Former Reading Mayor Vaughn Spencer declined to comment on accusations that he steered lucrative city contracts toward campaign donors who showered him with cash and gifts as exited the Philadelphia courtroom with the help of walker.

But his lawyer said they are ready to fight the fraud and bribery charges.

"We won't back down," defense attorney Geoffrey Johnson said.

Spencer, a Democrat who took office in 2012, will remain free until his trial.

The former mayor sought to keep large sums of cash flowing to his 2015 re-election effort and made it clear to donors he would withhold official action from individuals and businesses that didn't provide satisfactory campaign contributions, prosecutors said.

Those willing to pay, authorities said, were rewarded with city contracts worth hundreds of thousands of dollars.

In one instance, Spencer agreed to hand over a contract worth $227,000 to an engineering firm after a representative for the company told him he would receive a $1,500 contribution and four tickets to a Philadelphia Phillies game.
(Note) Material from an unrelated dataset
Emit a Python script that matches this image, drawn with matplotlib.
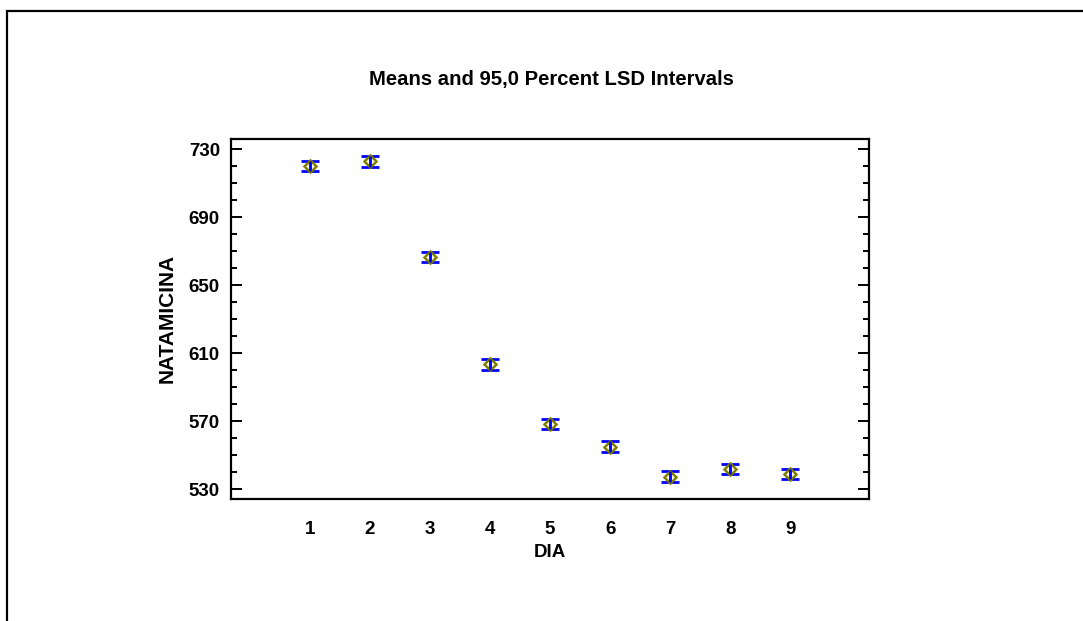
import matplotlib.pyplot as plt
from matplotlib.patches import Rectangle
from matplotlib.ticker import MultipleLocator

plt.rcParams['font.family'] = ['Liberation Sans', 'DejaVu Sans']
plt.rcParams['font.weight'] = 'bold'

# group means of NATAMICINA per DIA and LSD half-width
dias = [1, 2, 3, 4, 5, 6, 7, 8, 9]
medias = [720.3, 722.9, 666.6, 603.6, 568.6, 555.2, 537.5, 542.1, 539.0]
lsd = [3.1, 3.1, 3.1, 3.1, 3.1, 3.1, 3.1, 3.1, 3.1]
yticks = [530, 570, 610, 650, 690, 730]

fig = plt.figure(figsize=(10.83, 6.21), dpi=100)

# outer frame of the pane
fig.patches.append(Rectangle((6.5 / 1083, -0.5), 2.0, 0.5 + (621 - 11) / 621,
                             transform=fig.transFigure, fill=False,
                             edgecolor='black', linewidth=1.6))

ax = fig.add_axes([231 / 1083, (621 - 499) / 621, 638 / 1083, 360.5 / 621])

ax.errorbar(dias, medias, yerr=lsd, fmt='none', ecolor='#0000ff',
            elinewidth=1.8, capsize=6.5, capthick=2.0, zorder=2)
ax.plot(dias, medias, linestyle='none', marker='D', markersize=6.5,
        markerfacecolor='none', markeredgecolor='#808000',
        markeredgewidth=1.8, zorder=3)
ax.errorbar(dias, medias, yerr=lsd, fmt='none', ecolor='#0000ff',
            elinewidth=1.8, capsize=0, zorder=4)

ax.set_xlim(-0.31, 10.31)
ax.set_ylim(524.4, 736.4)
ax.set_xticks(dias)
ax.set_yticks(yticks)
ax.yaxis.set_minor_locator(MultipleLocator(10))

ax.tick_params(axis='x', length=0, pad=16, labelsize=13.5)
ax.tick_params(axis='y', which='major', direction='in', length=8, width=1.4,
               left=True, right=True, pad=8, labelsize=13.5)
ax.tick_params(axis='y', which='minor', direction='in', length=4.5, width=1.4,
               left=True, right=True)
for s in ax.spines.values():
    s.set_linewidth(1.6)

ax.set_xlabel('DIA', fontsize=13.5, fontweight='bold', labelpad=4)
ax.set_ylabel('NATAMICINA', fontsize=15, fontweight='bold', labelpad=9)
fig.text(551 / 1083, 1 - 80 / 621, 'Means and 95,0 Percent LSD Intervals',
         ha='center', va='center', fontsize=14.6, fontweight='bold')

fig.savefig('out.png', dpi=100)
He previously told a campaign operative he cleared a contract for the firm "so we need to get something from them," according to the indictment.
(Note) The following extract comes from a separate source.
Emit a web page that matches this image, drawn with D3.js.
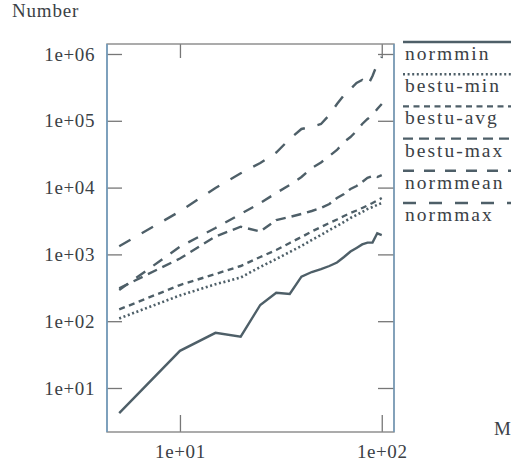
<!DOCTYPE html>
<html>
<head>
<meta charset="utf-8">
<script src="https://cdn.jsdelivr.net/npm/d3@7/dist/d3.min.js"></script>
<style>
  body { margin: 0; background: #fff; }
  svg { display: block; }
  text { font-family: 'Liberation Serif', 'Times New Roman', serif; fill: #3b4146; }
</style>
</head>
<body>
<div id="viz"></div>
<script>
const sizes = [5, 10, 15, 20, 25, 30, 35, 40, 45, 50, 55, 60, 65, 70, 75, 80, 85, 90, 95, 100]

const normmin = [4.2, 36, 67, 58.6, 175, 266, 255, 464, 545, 604, 670, 757, 914, 1104, 1250, 1410, 1500, 1500, 2070, 1950]
const bestuMin = [110, 243, 357, 451, 648, 853, 1087, 1336, 1643, 1951, 2320, 2661, 3055, 3508, 3890, 4315, 4786, 5128, 5495, 5880]
const bestuAvg = [150, 348, 509, 670, 914, 1164, 1482, 1821, 2203, 2571, 2951, 3328, 3758, 4168, 4541, 4951, 5395, 5880, 6410, 6985]
const bestuMax = [311, 868, 1853, 2598, 2203, 3273, 3631, 4027, 4465, 4951, 5680, 6985, 8018, 9530, 10570, 12130, 14000, 14900, 14400, 15400]
const normmean = [293, 1304, 2485, 4027, 5880, 8300, 10940, 14410, 19640, 23770, 29720, 36560, 48190, 57150, 70340, 89570, 106400, 122200, 150300, 178400]
const normmax = [1322, 4416, 9862, 16370, 23350, 33500, 53400, 75400, 81600, 89570, 122200, 178400, 243300, 299400, 368300, 408300, 331900, 468700, 708000, 902000]

const seriesNames = ['normmin', 'bestu-min', 'bestu-avg', 'bestu-max', 'normmean', 'normmax']
const yTicks = [10, 1e2, 1e3, 1e4, 1e5, 1e6]
const xTicks = [10, 100]

const render = () => {
    const width = 511,
        height = 472
    const margin = { top: 44, right: 117, bottom: 40, left: 107 },
        innerWidth = width - margin.left - margin.right,
        innerHeight = height - margin.top - margin.bottom

    const lineColor = '#4e5f68'
    const dashes = [null, '2,2.6', '6,4.5', '10,6', '11,10', '13,13']
    const seriesData = [normmin, bestuMin, bestuAvg, bestuMax, normmean, normmax]

    const svg = d3.select('#viz').append('svg')
        .attr('width', width)
        .attr('height', height)

    const g = svg.append('g')
        .attr('transform', `translate(${margin.left}, ${margin.top})`)

    const x = d3.scaleLog()
        .domain([4.35, 115])
        .range([0, innerWidth])

    const y = d3.scaleLog()
        .domain([2.194, 1.411e6])
        .range([innerHeight, 0])

    const expFmt = d => '1e+' + String(Math.round(Math.log10(d))).padStart(2, '0')

    // axes, ticks pointing inward
    const styleAxis = sel => {
        sel.select('.domain').remove()
        sel.selectAll('.tick line').attr('stroke', '#777').attr('stroke-width', 1.3)
        sel.selectAll('.tick text')
            .attr('font-size', 19)
            .attr('letter-spacing', 0.6)
            .style('font-family', "'Liberation Serif', serif")
            .attr('fill', '#3b4146')
    }

    g.append('g')
        .call(d3.axisLeft(y).tickValues(yTicks).tickFormat(expFmt).tickSize(-15).tickPadding(12))
        .call(styleAxis)

    g.append('g')
        .attr('transform', `translate(${innerWidth}, 0)`)
        .call(d3.axisRight(y).tickValues(yTicks).tickFormat('').tickSize(-16))
        .call(styleAxis)

    g.append('g')
        .attr('transform', `translate(0, ${innerHeight})`)
        .call(d3.axisBottom(x).tickValues(xTicks).tickFormat(expFmt).tickSize(-17).tickPadding(13))
        .call(styleAxis)

    g.append('g')
        .call(d3.axisTop(x).tickValues(xTicks).tickFormat('').tickSize(-14))
        .call(styleAxis)

    // frame
    g.append('rect')
        .attr('width', innerWidth)
        .attr('height', innerHeight)
        .attr('fill', 'none')
        .attr('stroke', '#888')
        .attr('stroke-width', 1.4)
    g.append('line')
        .attr('x1', 0).attr('x2', 0)
        .attr('y1', 0).attr('y2', innerHeight)
        .attr('stroke', '#6a9cc4')
        .attr('stroke-width', 1.4)
    g.append('line')
        .attr('x1', innerWidth).attr('x2', innerWidth)
        .attr('y1', 0).attr('y2', innerHeight)
        .attr('stroke', '#6a9cc4')
        .attr('stroke-width', 1.2)

    const line = d3.line()
        .x((d, i) => x(sizes[i]))
        .y(d => y(d))

    g.selectAll('.series').data(seriesData)
        .enter()
        .append('path')
        .attr('class', 'series')
        .attr('d', d => line(d))
        .attr('fill', 'none')
        .attr('stroke', lineColor)
        .attr('stroke-width', (d, i) => i === 1 ? 2.6 : 2.4)
        .attr('stroke-dasharray', (d, i) => dashes[i])

    // legend: sample line above each label
    const legend = svg.append('g')
        .attr('transform', 'translate(403, 42)')

    const item = legend.selectAll('g').data(seriesNames)
        .enter()
        .append('g')
        .attr('transform', (d, i) => `translate(0, ${i * 32.2})`)

    item.append('line')
        .attr('x1', 0)
        .attr('x2', 120)
        .attr('stroke', lineColor)
        .attr('stroke-width', 2.4)
        .attr('stroke-dasharray', (d, i) => dashes[i])

    item.append('text')
        .attr('x', 2)
        .attr('y', 18)
        .attr('font-size', 19.5)
        .attr('letter-spacing', 2)
        .text(d => d)

    svg.append('text')
        .attr('x', 12)
        .attr('y', 17)
        .attr('font-size', 19)
        .attr('letter-spacing', 0.8)
        .text('Number')

    svg.append('text')
        .attr('x', 494)
        .attr('y', 435)
        .attr('font-size', 19)
        .text('M')
}

render()
</script>
</body>
</html>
Spencer also is accused of bribing the city council president to repeal an anti-corruption law that capped the limit on campaign contributions. The council president was previously sentenced to two years in federal prison for taking the bribe.

The mayor of Allentown also pleaded not guilty to similar charges last week. Mayor Ed Pawlowski has said he's done nothing wrong.

The federal investigation of the two city governments began in 2013 and led to charges against a slew of lower-ranking city officials and contractors. It became public in 2015 when FBI agents raided both city halls as well as the homes of Pawlowski and Spencer.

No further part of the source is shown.